Identifying tracer and pollutant sources in drainage networks from point observations using an efficient convex unmixing scheme

Water and sediment transport minerals, micro-plastics, heavy-metals, pathogens, DNA, RNA, and emerging contaminants through river networks. We would like to use point observations of these concentrations to determine where and how much of these are entering the network. However, downstream samples are mixtures of all the potential upstream sources. Separating out the contribution of an individual source requires "unmixing" the network's waters or sediments.

Here, we describe a very efficient approach to perform such an unmixing, identifying the contribution from each nested sub-catchment in a drainage basin. First, we abstract the sub-catchments defined by our sampling sites into a directed acyclic graph. Each node (sub-catchment) in the graph is defined as having an upstream area, which we know, and a tracer source concentration, whose value we want to find. If we assume that when two rivers meet their tracers' fluxes are combined conservatively then downstream concentrations are the mixture of all upstream concentrations, weighted by upstream area.
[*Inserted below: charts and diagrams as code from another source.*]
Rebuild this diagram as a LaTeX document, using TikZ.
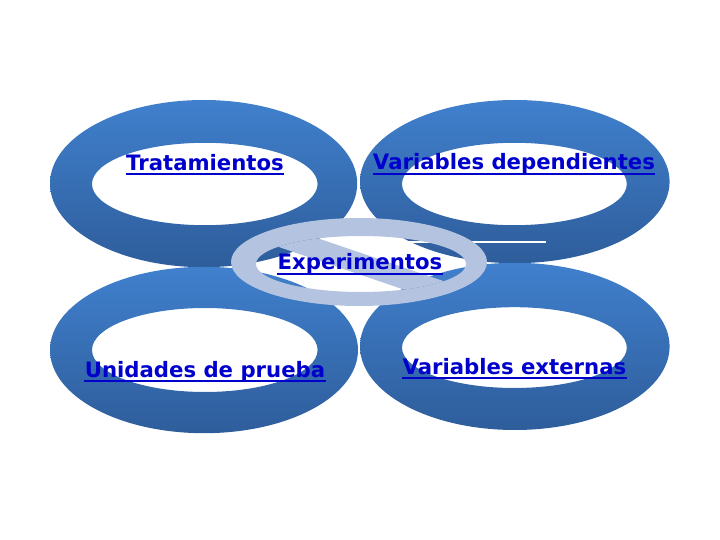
\documentclass[tikz,border=0pt]{standalone}
\usepackage{fontspec}
\setmainfont{DejaVu Sans}
\usepackage{tikz}
\usetikzlibrary{calc}
\definecolor{ringtop}{RGB}{64,128,205}
\definecolor{ringbot}{RGB}{46,93,155}
\definecolor{hubring}{RGB}{180,196,224}
\definecolor{linkblue}{RGB}{0,0,204}
\tikzset{
  ringshade/.style={top color=ringtop, bottom color=ringbot, even odd rule},
  linklabel/.style={text=linkblue, font=\bfseries\fontsize{15.1}{18}\selectfont,
                    inner sep=0pt, anchor=base},
  linkline/.style={draw=linkblue, line width=1.3pt}
}

\begin{document}
\begin{tikzpicture}
  \useasboundingbox (0,0) rectangle (18,13.5);
  % Four blue rings, lighter at the top
  \shade[ringshade] (5.09,8.91) ellipse (3.84 and 2.09) (5.12,8.9) ellipse (2.82 and 1.03);
  \shade[ringshade] (12.87,8.96) ellipse (3.87 and 2.04) (12.86,8.9) ellipse (2.81 and 1.03);
  \shade[ringshade] (5.1,4.75) ellipse (3.85 and 2.08) (5.12,4.75) ellipse (2.82 and 1.05);
  \shade[ringshade] (12.87,4.84) ellipse (3.87 and 2.09) (12.86,4.81) ellipse (2.81 and 1.01);
  % Thin white streak
  \draw[white, line width=1pt] (10.0,7.45) -- (13.65,7.45);
  % Centre ring with its slash
  \fill[hubring, even odd rule] (8.975,6.95) ellipse (3.2 and 1.1) (9.025,6.9) ellipse (2.625 and 0.7);
  \begin{scope}
    \clip (9.025,6.9) ellipse (2.625 and 0.7);
    \fill[hubring] (6.25,8.12) -- (11.875,6.205) -- (11.875,5.655) -- (6.25,7.57) -- cycle;
  \end{scope}
  % Labels, underlined like links
  \node[linklabel] (trat) at (5.125,9.23) {Tratamientos};
  \draw[linkline] ($(trat.base west)+(0,-0.09)$) -- ($(trat.base east)+(0,-0.09)$);
  \node[linklabel] (vardep) at (12.85,9.25) {Variables dependientes};
  \draw[linkline] ($(vardep.base west)+(0,-0.09)$) -- ($(vardep.base east)+(0,-0.09)$);
  \node[linklabel] (exper) at (9.0,6.75) {Experimentos};
  \draw[linkline] ($(exper.base west)+(0,-0.09)$) -- ($(exper.base east)+(0,-0.09)$);
  \node[linklabel] (unid) at (5.125,4.07) {Unidades de prueba};
  \draw[linkline] ($(unid.base west)+(0,-0.09)$) -- ($(unid.base east)+(0,-0.09)$);
  \node[linklabel] (varext) at (12.86,4.14) {Variables externas};
  \draw[linkline] ($(varext.base west)+(0,-0.09)$) -- ($(varext.base east)+(0,-0.09)$);
\end{tikzpicture}
\end{document}
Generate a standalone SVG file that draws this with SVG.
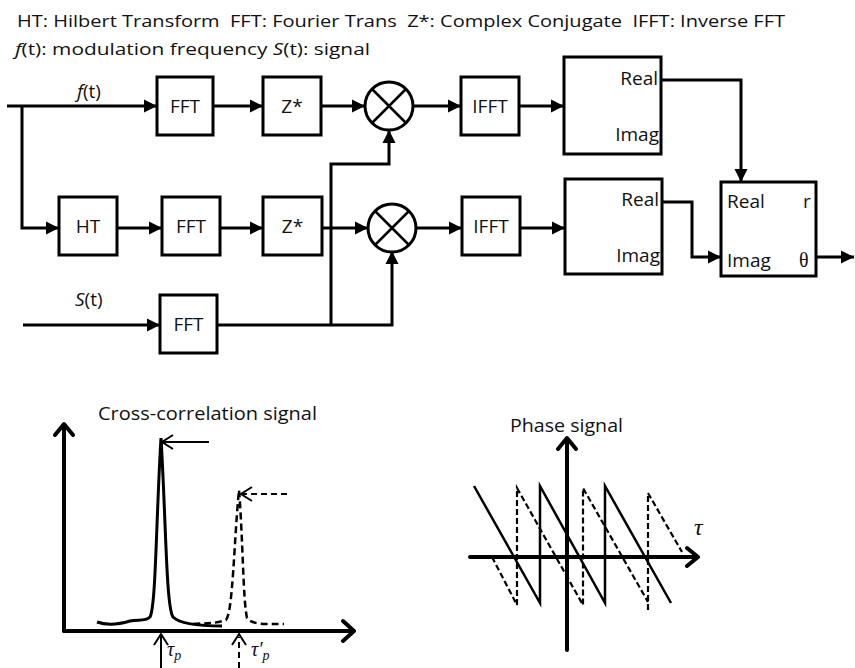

To solve for the source concentration of each sub-catchment we define a convex optimisation problem, minimising the relative difference in the predicted and observed tracer concentration at each sample site. Due to its convexity, this optimisation problem can be solved in less than a second for networks of a 100 nodes. Uncertainties can be estimated using a Monte-Carlo style approach. We have made an open-source, Python implementation of this algorithm available on GitHub. This implementation requires as input (1) a spreadsheet containing sample site locations and observed tracer concentrations and (2) a D8 flow-direction raster map. This is a powerful approach for locating and quantifying the sources of conservatively mixed tracers or pollutants in drainage networks.